A Sea-Change in the Industry
In order to understand the sea-change, consider this as an example: On April 12, 2016, Jeff Gleuck, the CEO of Foursquare published a blog that predicted that Chipotle Mexican Grill’s revenue was going to fall by 30% when it released its next quarterly earnings report. Because it was 2016 and not, say, 2013, not a lot of people read that post. It was just Foursquare—an app company that had been a big thing, but was now a little quieter.
But lo and behold, two weeks later, Chipotle reported their Q1 earnings and revealed that their sales had dropped by 29%. People turned to Gleuck’s blog with astonishment: Foursquare had been able to peer into the future and predict a business outcome before, what I would guess, even the executives at Chipotle were able to do.
We have a word for this: It’s called Live Engagement Marketing and it’s the process of applying digital marketing principles to the physical world. In Chipotle’s case, Foursquare had analyzed location data sourced from the smartphones of millions of customer at 1,900 Chipotle stores across the United States. By analyzing this live data, the company was able to predict future business outcomes—and it came extraordinarily close to the truth.
We can do the same thing today with events. With the advent of the Live Engagement Platform, we are now able to use on-the-spot analytics to track the success of an event—and see future implications for business. To do this, you just need the right technology and you need to know what to measure.
Metrics of Our Own
A Live Engagement Platform helps you track individual user activity, to see what each person is getting out of the event. It is a technological form of engagement, where you capture your attendees’ activities in the real world and bring them into the communication platform of the app. Then you can start measuring their responses.
Event marketers of today track the business impact of an event through a unique set of metrics, such as user sentiment, panel attendance, and influence response. Through the app, attendees are able to communicate essential information about themselves: how connected they’re feeling to others at the event, their ratings of the speakers, what content is resonating with them, and the products they want more information on.

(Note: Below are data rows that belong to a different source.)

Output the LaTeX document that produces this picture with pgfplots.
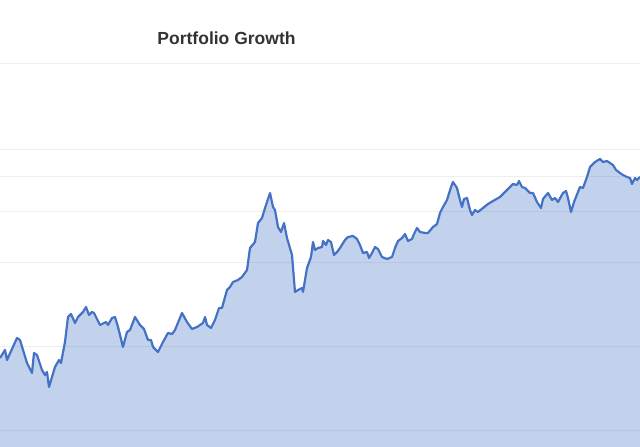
\documentclass[border=0pt]{standalone}
\usepackage{fontspec}
\setmainfont{Liberation Sans}
\usepackage{pgfplots}
\usepackage{pgfplotstable}
\pgfplotsset{compat=1.18}
\definecolor{lineblue}{HTML}{4472C4}
\definecolor{gridgray}{HTML}{EEEEEE}
\definecolor{titlegray}{HTML}{333333}

% values are pixel heights (y = 447 - row)
\pgfplotstableread{
x y
0 89
5 97
7 87
17 109
20 107
27 84
32 74
34 94
37 92
42 77
45 72
47 75
49 60
55 80
59 87
61 84
65 105
68 130
71 133
75 124
78 130
83 135
86 140
89 132
92 135
94 134
100 122
106 125
108 122
112 129
115 130
118 120
123 100
127 115
130 117
135 130
140 122
144 118
148 107
151 107
153 100
158 95
163 105
168 114
172 113
175 117
182 134
187 125
192 118
197 120
200 122
203 124
205 130
207 122
211 119
215 127
219 139
222 139
227 157
230 160
233 165
238 167
242 170
247 177
250 199
255 205
258 224
262 229
265 239
270 254
273 240
275 237
278 220
281 215
284 224
287 209
292 192
295 155
298 157
302 159
303 155
307 179
311 190
313 205
315 197
318 199
322 200
323 206
326 202
328 207
331 205
334 192
337 195
340 199
345 207
348 210
353 211
357 208
360 202
363 194
367 195
369 189
372 194
375 200
378 198
382 190
387 188
392 190
395 199
398 206
402 209
405 213
408 206
412 208
414 213
417 219
420 215
425 214
428 214
433 220
437 223
440 234
443 240
447 247
451 260
453 265
457 259
460 247
462 240
464 248
467 249
470 237
472 232
475 237
478 235
483 239
488 243
493 246
500 250
505 255
510 260
513 263
517 262
519 266
522 260
525 259
528 256
530 254
533 254
537 245
541 239
543 248
548 254
552 247
555 249
558 245
563 254
566 256
568 249
571 235
574 245
580 260
583 259
587 270
590 280
595 285
600 288
603 285
607 286
610 284
613 282
616 277
620 274
623 272
627 270
630 269
632 263
635 269
637 267
640 270
}\growth

\begin{document}
\begin{tikzpicture}
\begin{axis}[
    at={(0,0)}, anchor=south west,
    width=640pt, height=447pt,
    scale only axis,
    xmin=0, xmax=640,
    ymin=0, ymax=447,
    axis line style={draw=none},
    tick style={draw=none},
    xtick=\empty,
    ytick={16,100,184,235,270,297,383},
    yticklabels={},
    ymajorgrids=true,
    grid style={gridgray, line width=1pt},
    clip=true,
]
\addplot[draw=none, fill=lineblue, fill opacity=0.32] table[x=x, y=y] {\growth} \closedcycle;
\addplot[lineblue, line width=2.2pt, line join=round] table[x=x, y=y] {\growth};
\node[anchor=base, font=\fontsize{17.5}{20}\selectfont\bfseries, text=titlegray, inner sep=0pt]
    at (axis cs:226.5,402) {Portfolio Growth};
\end{axis}
\pgfresetboundingbox
\useasboundingbox (0,0) rectangle (640pt,447pt);
\end{tikzpicture}
\end{document}
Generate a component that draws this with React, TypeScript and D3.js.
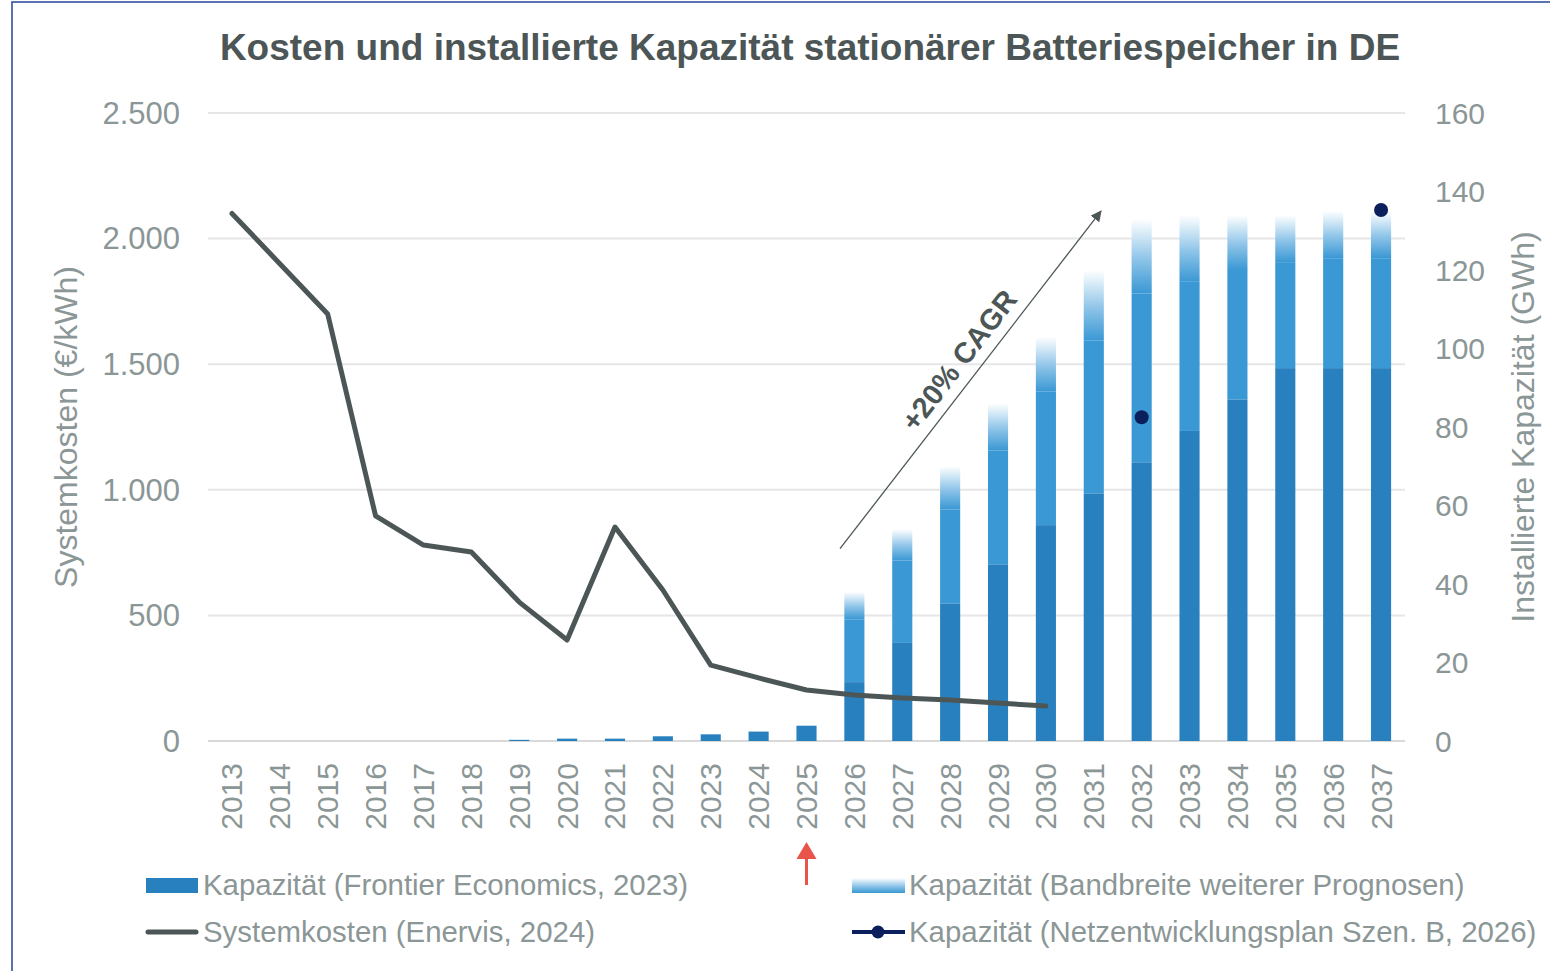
import * as d3 from "d3";

const years = ["2013", "2014", "2015", "2016", "2017", "2018", "2019", "2020", "2021", "2022", "2023", "2024", "2025",
  "2026", "2027", "2028", "2029", "2030", "2031", "2032", "2033", "2034", "2035", "2036", "2037"];

// Systemkosten (€/kWh), Enervis 2024
const systemkosten = [2100, 1900, 1700, 896, 780, 752, 553, 402, 852, 601, 302, 251, 203,
  183, 171, 163, 151, 139, null, null, null, null, null, null, null];

// Kapazität (GWh), Frontier Economics 2023
const frontier = [0, 0, 0, 0, 0, 0, 0.3, 0.6, 0.6, 1.2, 1.7, 2.4, 3.9,
  15, 25, 35, 45, 55, 63, 71, 79, 87, 95, 95, 95];

// Bandbreite weiterer Prognosen: solid part up to bandSolid, faded up to bandTop
const bandSolid = [null, null, null, null, null, null, null, null, null, null, null, null, null,
  31, 46, 59, 74, 89, 102, 114, 117, 120, 122, 123, 123];
const bandTop = [null, null, null, null, null, null, null, null, null, null, null, null, null,
  38, 54, 70, 86, 103, 120, 133, 134, 134, 134, 135, 135];

// Netzentwicklungsplan Szen. B, 2026
const nepYears = ["2032", "2037"];
const nepValues = [82.5, 135.3];

const leftTicks = [0, 500, 1000, 1500, 2000, 2500];
const rightTicks = [0, 20, 40, 60, 80, 100, 120, 140, 160];

const W = 1550;
const H = 971;
const margin = { top: 113, right: 145, bottom: 230, left: 208 };

const font = "'Liberation Sans', Arial, sans-serif";
const gray = "#8b9696";
const dark = "#4d5656";
const blueDark = "#2980be";
const blueLight = "#3a98d4";
const navy = "#0a1f5c";

const de = d3.formatLocale({ decimal: ",", thousands: ".", grouping: [3], currency: ["", "€"] });
const fmt = de.format(",.0f");

export default function App() {
  const x = d3.scaleBand()
    .domain(years)
    .range([margin.left, W - margin.right])
    .paddingInner(0.58)
    .paddingOuter(0.29);
  const yL = d3.scaleLinear().domain([0, 2500]).range([H - margin.bottom, margin.top]);
  const yR = d3.scaleLinear().domain([0, 160]).range([H - margin.bottom, margin.top]);
  const cx = (yr: string) => (x(yr) as number) + x.bandwidth() / 2;
  const bw = x.bandwidth();

  const lineData = years.map((yr, i) => ({ yr, v: systemkosten[i] })).filter(d => d.v != null);
  const line = d3.line<{ yr: string; v: number | null }>()
    .x(d => cx(d.yr))
    .y(d => yL(d.v as number));

  // CAGR arrow, anchored in data space (year position, GWh)
  const yearPos = d3.scaleLinear().domain([0, years.length - 1]).range([cx(years[0]), cx(years[years.length - 1])]);
  const a0 = [yearPos(12.7), yR(49)];
  const a1 = [yearPos(18.15), yR(135)];
  const ang = Math.atan2(a1[1] - a0[1], a1[0] - a0[0]) * 180 / Math.PI;
  const tM = 0.52;
  const tx = a0[0] + (a1[0] - a0[0]) * tM;
  const ty = a0[1] + (a1[1] - a0[1]) * tM;

  const redX = cx("2025");
  const midY = (yL(0) + yL(2500)) / 2;

  return (
    <svg width={W} height={H} style={{ position: "absolute", left: 0, top: 0, background: "#fff" }} fontFamily={font}>
      <defs>
        <linearGradient id="fade" x1="0" y1="1" x2="0" y2="0">
          <stop offset="0" stopColor={blueLight} stopOpacity={1} />
          <stop offset="0.45" stopColor="#8cc3e8" stopOpacity={1} />
          <stop offset="0.8" stopColor="#d6eaf7" stopOpacity={1} />
          <stop offset="1" stopColor="#ffffff" stopOpacity={1} />
        </linearGradient>
        <marker id="ah" viewBox="0 0 10 10" refX="9" refY="5" markerWidth="11" markerHeight="11" orient="auto" markerUnits="userSpaceOnUse">
          <path d="M0,0 L10,5 L0,10 z" fill={dark} />
        </marker>
      </defs>

      <rect x={12} y={2} width={W + 20} height={H + 20} fill="none" stroke="#3350a0" strokeWidth={1.6} />

      <text x={810} y={60} textAnchor="middle" fontSize={37} fontWeight="bold" fill={dark}>
        Kosten und installierte Kapazität stationärer Batteriespeicher in DE
      </text>

      {leftTicks.map(t => (
        <g key={"l" + t}>
          <line x1={margin.left} x2={W - margin.right} y1={yL(t)} y2={yL(t)} stroke={t === 0 ? "#d9d9d9" : "#e6e6e6"} strokeWidth={2} />
          <text x={180} y={yL(t)} dy="0.35em" textAnchor="end" fontSize={31} fill={gray}>{fmt(t)}</text>
        </g>
      ))}
      {rightTicks.map(t => (
        <text key={"r" + t} x={1435} y={yR(t)} dy="0.35em" textAnchor="start" fontSize={30} fill={gray}>{t}</text>
      ))}

      <text transform={`translate(77,${midY}) rotate(-90)`} textAnchor="middle" fontSize={32} fill={gray}>
        Systemkosten (€/kWh)
      </text>
      <text transform={`translate(1534,${midY}) rotate(-90)`} textAnchor="middle" fontSize={32} fill={gray}>
        Installierte Kapazität (GWh)
      </text>

      {years.map(yr => (
        <text key={"x" + yr} transform={`translate(${cx(yr)},${yL(0) + 22}) rotate(-90)`} dy="0.35em" textAnchor="end" fontSize={30} fill={gray}>
          {yr}
        </text>
      ))}

      {years.map((yr, i) => {
        const f = frontier[i];
        const s = bandSolid[i];
        const t = bandTop[i];
        return (
          <g key={"b" + yr}>
            {t != null && s != null && (
              <>
                <rect x={x(yr)} y={yR(t)} width={bw} height={yR(s) - yR(t)} fill="url(#fade)" />
                <rect x={x(yr)} y={yR(s)} width={bw} height={yR(f) - yR(s)} fill={blueLight} />
              </>
            )}
            {f > 0 && <rect x={x(yr)} y={yR(f)} width={bw} height={yR(0) - yR(f)} fill={blueDark} />}
          </g>
        );
      })}

      <path d={line(lineData) as string} fill="none" stroke={dark} strokeWidth={5} strokeLinejoin="round" strokeLinecap="round" />

      {nepYears.map((yr, i) => (
        <circle key={"n" + yr} cx={cx(yr)} cy={yR(nepValues[i])} r={7} fill={navy} />
      ))}

      <line x1={a0[0]} y1={a0[1]} x2={a1[0]} y2={a1[1]} stroke={dark} strokeWidth={1.3} markerEnd="url(#ah)" />
      <text transform={`translate(${tx},${ty}) rotate(${ang})`} dy={-11} textAnchor="middle" fontSize={29} fontWeight="bold" fill={dark}>
        +20% CAGR
      </text>

      <line x1={redX} x2={redX} y1={885} y2={855} stroke="#e8534a" strokeWidth={3} />
      <path d={`M${redX - 10},${859} L${redX},${842} L${redX + 10},${859} Z`} fill="#e8534a" />

      <g fontSize={29.4} fill={gray}>
        <rect x={146} y={878} width={52} height={15} fill={blueDark} />
        <text x={203} y={885} dy="0.35em">Kapazität (Frontier Economics, 2023)</text>

        <rect x={852} y={878} width={53} height={15} fill="url(#fade)" />
        <text x={909} y={885} dy="0.35em">Kapazität (Bandbreite weiterer Prognosen)</text>

        <line x1={148} x2={196} y1={932} y2={932} stroke={dark} strokeWidth={5} strokeLinecap="round" />
        <text x={203} y={932} dy="0.35em">Systemkosten (Enervis, 2024)</text>

        <line x1={852} x2={905} y1={932} y2={932} stroke={navy} strokeWidth={4} />
        <circle cx={878} cy={932} r={6.5} fill={navy} />
        <text x={909} y={932} dy="0.35em">Kapazität (Netzentwicklungsplan Szen. B, 2026)</text>
      </g>
    </svg>
  );
}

At DoubleDutch, we’ve developed what we call the “energy score” of an event. This is the indicator of an event’s ROI. It is the software itself measuring, aggregating and deciphering the feedback. Within the technology, you can see clearly what your most popular sessions are, the sentiment towards vendors, and their feelings of the event or your brand as a whole. The app reveals this as an overall score.
This ability to zoom in and out of customer sentiment is a powerful tool—and something you can use for future planning. It’s a bit like what Foursquare was doing when it combed through the data to understand, “Okay, it looks like foot traffic is down by a certain percentage, let’s normalize that over weekends which we know are Chipotle’s big days, and let’s make a prediction so we can actually understand what happened.”
Turn Data into a Response
In this modern marketing system—where the lights are now on full—not only are you listening to signals from the real world, you’re analyzing them and attaching them to meaningful metrics. And you’re responding in a way to drive business outcomes.
In our recent roadshow across the United States, we measured our energy score at each event and made adjustments based on the results. In our first event in New York City, our energy score was 26. So we upped the ante, made adjustments to the environment, the content and the app for the next date in the tour. By the time we rolled into DC, there was a palpable shift in the energy on the floor and the data confirmed this, our score rose to 58.
Just as digital marketers are tweaking their content according to responses online, event marketers now have the power and honest data to shift course and improve their events to maximize consumer sentiment. We can also curate the live streams in the app during the event, honing in on the influencers, and amplifying the voices of those who are contributing great content—showcasing their stories on the channel. Then after the event is done, we have a huge set of data with which to analyze success, predict future business outcomes and start changing up strategies to maximize results.
It’s hard to overstate how exciting it is to be a live engagement marketer today. Our world of meetings and events has run in essentially the same way for 850 years, but now we have been given the opportunity to turn the headlights on, to illuminate the things that are happening around us—and to turn that data into knowledge, predictions, forecasts, and business value for our employers. We’re literally sitting on a goldmine of data.